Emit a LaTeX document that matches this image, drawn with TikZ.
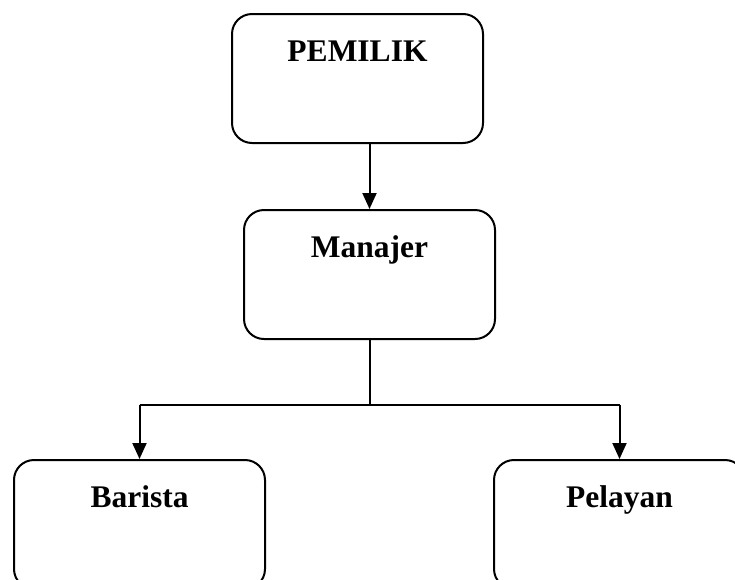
\documentclass[tikz,border=0pt]{standalone}
\usepackage{fontspec}
\setmainfont{Liberation Serif}
\usetikzlibrary{positioning}
\usetikzlibrary{arrows.meta}
\usetikzlibrary{calc}

\tikzset{
	jabatan/.style={draw,rectangle,rounded corners=20pt,line width=2pt,
		minimum width=251pt,minimum height=129pt,inner sep=10pt,
		text height=37pt,text depth=72pt,
		font=\fontsize{31.5}{36}\selectfont\bfseries},
	garis/.style={line width=2pt},
	panah/.style={garis,-{Triangle[length=16pt,width=14pt]}}
}

\begin{document}
\begin{tikzpicture}[x=1pt,y=-1pt]
	\clip (0,0) rectangle (735,579);
	\node (pemilik) [jabatan] at (357.5,78.5)                       {PEMILIK};
	\node (manajer) [jabatan,below=65pt of pemilik,xshift=12pt]    {Manajer};
	\node (barista) [jabatan,below=119pt of manajer,xshift=-230pt] {Barista};
	\node (pelayan) [jabatan,below=119pt of manajer,xshift=250pt]  {Pelayan};
	\coordinate (cabang) at ($(manajer.south)+(0,65)$);
	\draw[panah] (pemilik.south -| manajer.north) -- (manajer.north);
	\draw[garis] (manajer.south) -- (cabang);
	\draw[garis] (barista.north |- cabang) -- (pelayan.north |- cabang);
	\draw[panah] (barista.north |- cabang) -- (barista.north);
	\draw[panah] (pelayan.north |- cabang) -- (pelayan.north);
\end{tikzpicture}
\end{document}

** Exercise instructions **
Transcribe the whole listing exactly. Pictures stay out of your copy.

** Expected answer **
Emit a LaTeX document that matches this image, drawn with TikZ.
\documentclass[tikz,border=0pt]{standalone}
\usepackage{fontspec}
\setmainfont{Liberation Serif}
\usetikzlibrary{positioning}
\usetikzlibrary{arrows.meta}
\usetikzlibrary{calc}

\tikzset{
	jabatan/.style={draw,rectangle,rounded corners=20pt,line width=2pt,
		minimum width=251pt,minimum height=129pt,inner sep=10pt,
		text height=37pt,text depth=72pt,
		font=\fontsize{31.5}{36}\selectfont\bfseries},
	garis/.style={line width=2pt},
	panah/.style={garis,-{Triangle[length=16pt,width=14pt]}}
}

\begin{document}
\begin{tikzpicture}[x=1pt,y=-1pt]
	\clip (0,0) rectangle (735,579);
	\node (pemilik) [jabatan] at (357.5,78.5)                       {PEMILIK};
	\node (manajer) [jabatan,below=65pt of pemilik,xshift=12pt]    {Manajer};
	\node (barista) [jabatan,below=119pt of manajer,xshift=-230pt] {Barista};
	\node (pelayan) [jabatan,below=119pt of manajer,xshift=250pt]  {Pelayan};
	\coordinate (cabang) at ($(manajer.south)+(0,65)$);
	\draw[panah] (pemilik.south -| manajer.north) -- (manajer.north);
	\draw[garis] (manajer.south) -- (cabang);
	\draw[garis] (barista.north |- cabang) -- (pelayan.north |- cabang);
	\draw[panah] (barista.north |- cabang) -- (barista.north);
	\draw[panah] (pelayan.north |- cabang) -- (pelayan.north);
\end{tikzpicture}
\end{document}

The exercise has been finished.